Decentralized finance is undergoing a significant transformation in 2026.Yield farming has shifted away from the pursuit of the highest triple-digit APYs, as such returns have been shown to be unsustainable. Instead, the DeFi landscape is progressing towards structured, risk-adjusted income, incorporating mechanisms akin to fixed income rather than depending exclusively on speculative token incentives.
This transition underscores the increasing importance of DeFi simulators for traders who wish to refine their yield strategies without the risk of losing actual capital.
Three structural changes define the current DeFi cycle. First, yield is now separable and tradable—investors can isolate future returns from underlying assets, enabling fixed-rate positioning and interest rate speculation. Second, capital is increasingly reused across multiple protocols, with a single asset simultaneously generating staking rewards, liquidity fees, and additional incentives. Third, directional exposure is being reduced, with strategies now focused on extracting yield regardless of market direction.
Strategy 1: Delta-Neutral Stablecoin Farming has become widely adopted among professional DeFi users. An investor deposits stablecoins like USDC into lending platforms or liquidity pools and hedges exposure through derivatives (e.g., supplying USDC while opening a short position in perpetual futures). Under favorable market conditions, delta-neutral setups can produce mid-single to low double-digit annual yields.

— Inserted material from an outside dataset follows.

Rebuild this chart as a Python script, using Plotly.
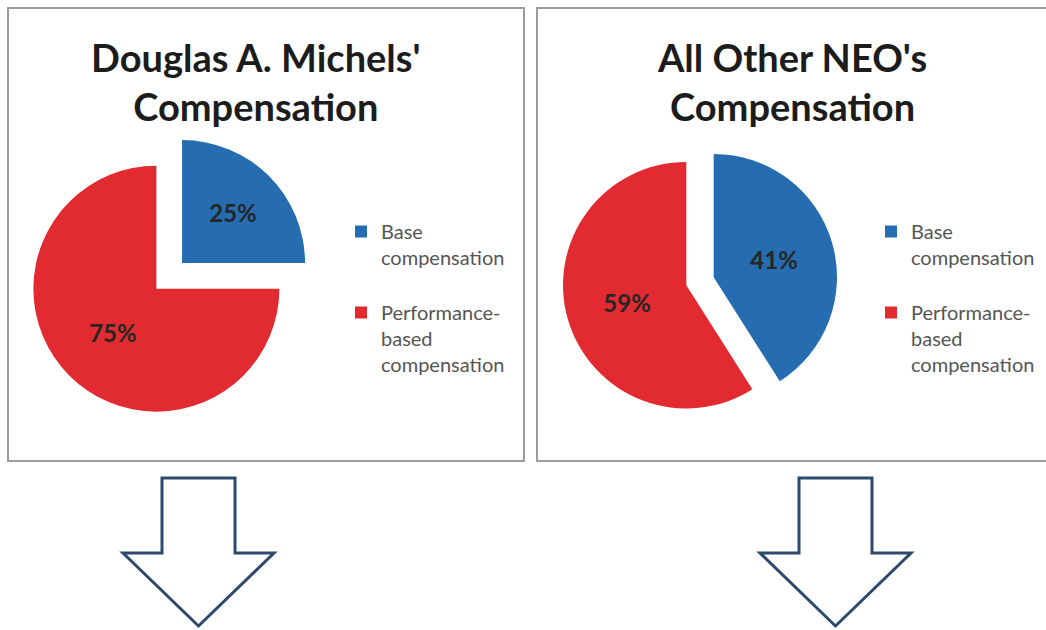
import plotly.graph_objects as go

W, H = 1046, 630

# ---- data ----
categories = ["Base compensation", "Performance-based compensation"]
michels_values = [25, 75]
other_neo_values = [41, 59]
chart_titles = ["Douglas A. Michels'<br>Compensation", "All Other NEO's<br>Compensation"]

colors = ["#256db0", "#e12b31"]
label_color = "#262626"
legend_color = "#555555"
title_color = "#1c1c1c"
FONT = "Lato"

WRAP = {"Base compensation": ["Base", "compensation"],
        "Performance-based compensation": ["Performance-", "based", "compensation"]}


def legend_labels(pad):
    # wrapped like the reference legend; a blank line after the first item widens the gap.
    # `pad` makes each chart's labels unique so both legends are drawn.
    first = "<br>".join(WRAP[categories[0]] + [pad])
    second = "<br>".join(WRAP[categories[1]]) + ("" if pad == " " else "<br>" + pad)
    return [first, second]


left_labels = legend_labels(" ")
right_labels = legend_labels("&nbsp;")


def px_dom_x(a, b):
    return [a / W, b / W]


def px_dom_y(top, bottom):
    return [(H - bottom) / H, (H - top) / H]


def pie(values, labels, cx, cy, r, pull, legend):
    half = r * (1 + pull)
    return go.Pie(
        values=values,
        labels=labels,
        sort=False,
        direction="clockwise",
        rotation=0,
        pull=[pull, pull],
        marker=dict(colors=colors, line=dict(width=0)),
        textinfo="percent",
        textposition="inside",
        insidetextorientation="horizontal",
        insidetextfont=dict(family=FONT, size=24, color=label_color, weight="bold"),
        hoverinfo="label+percent",
        domain=dict(x=px_dom_x(cx - half, cx + half), y=px_dom_y(cy - half, cy + half)),
        legend=legend,
        showlegend=True,
    )


fig = go.Figure()
fig.add_trace(pie(michels_values, left_labels, 169.2, 275.9, 123, 0.1476, "legend"))
fig.add_trace(pie(other_neo_values, right_labels, 700.0, 281.2, 123.3, 0.1156, "legend2"))

legend_common = dict(
    font=dict(family=FONT, size=20, color=legend_color),
    bgcolor="rgba(0,0,0,0)",
    borderwidth=0,
    valign="top",
    xanchor="left",
    yanchor="top",
    traceorder="normal",
)

shapes = []
# panel borders
for x0, x1 in [(8, 524), (537, 1052)]:
    shapes.append(dict(type="rect", xref="paper", yref="paper",
                       x0=x0 / W, x1=x1 / W, y0=(H - 461) / H, y1=(H - 8) / H,
                       line=dict(color="#9c9c9c", width=2), fillcolor="rgba(0,0,0,0)", layer="below"))


# outline down-arrows
def arrow_path(cx, shaft_half, head_half, top, shoulder, tip):
    pts = [(cx - shaft_half, top), (cx + shaft_half, top), (cx + shaft_half, shoulder),
           (cx + head_half, shoulder), (cx, tip), (cx - head_half, shoulder),
           (cx - shaft_half, shoulder)]
    return "M " + " L ".join(f"{x} {y}" for x, y in pts) + " Z"


for cx in [198.5, 835.5]:
    shapes.append(dict(type="path", xref="x", yref="y",
                       path=arrow_path(cx, 36.5, 75.5, 478, 553, 626),
                       line=dict(color="#2d4a6c", width=3), fillcolor="white"))

annotations = []
for text, cx in zip(chart_titles, [256, 792]):
    annotations.append(dict(text=text, xref="paper", yref="paper", x=cx / W, y=(H - 82) / H,
                            xanchor="center", yanchor="middle", showarrow=False,
                            font=dict(family=FONT, size=38, color=title_color, weight="bold")))

fig.update_layout(
    width=W, height=H,
    margin=dict(l=0, r=0, t=0, b=0, autoexpand=False),
    paper_bgcolor="white", plot_bgcolor="white",
    xaxis=dict(range=[0, W], visible=False, fixedrange=True),
    yaxis=dict(range=[H, 0], visible=False, fixedrange=True),
    legend=dict(x=341 / W, y=(H - 212) / H, **legend_common),
    legend2=dict(x=871 / W, y=(H - 212) / H, **legend_common),
    shapes=shapes,
    annotations=annotations,
)

fig.write_html("out.html", config={"displayModeBar": False},
               post_script="document.body.style.margin='0px';")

Strategy 2: Restaking and Layered Yield allows a single asset to produce multiple income streams simultaneously. Starting with staking a base asset like ETH and receiving a liquid staking token (LST), that token can then be redeployed to secure additional networks or participate in liquidity pools. The combined return comes from staking rewards, restaking incentives, and liquidity fees—but complexity increases risks including slashing and rehypothecation-like exposure across interconnected protocols.

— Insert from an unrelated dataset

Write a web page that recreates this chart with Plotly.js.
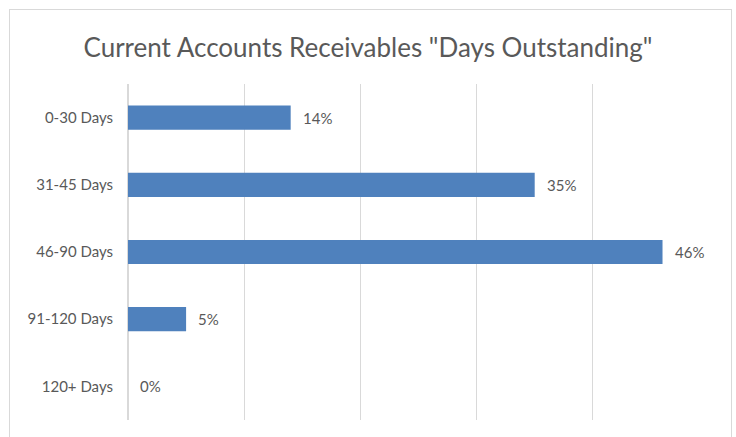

Strategy 3: Yield Tokenization is a rapidly growing segment. Platforms like Pendle allow users to split yield-bearing assets into principal and future yield components, each tradable independently. Conservative users can sell future yield upfront to lock in a fixed return, while speculative users can purchase yield exposure to benefit from rising rates. Success requires understanding pricing dynamics, maturity schedules, and implied yields.
For traders using crypto simulators to learn DeFi, these strategies represent a new frontier. Even conservative investors can earn 4–6% risk-adjusted returns on stablecoins with the right approach. As yield farming transitions from speculative mining to “yield engineering,” DeFi simulators have become essential training grounds for understanding how yield is built and managed.
With DeFi yield farming now requiring users to lend or stake cryptocurrency in decentralized protocols to earn rewards in the form of interest, fees, or tokens, practicing in a risk-free simulator environment is no longer optional—it is a prerequisite for anyone serious about navigating the new era of structured DeFi markets.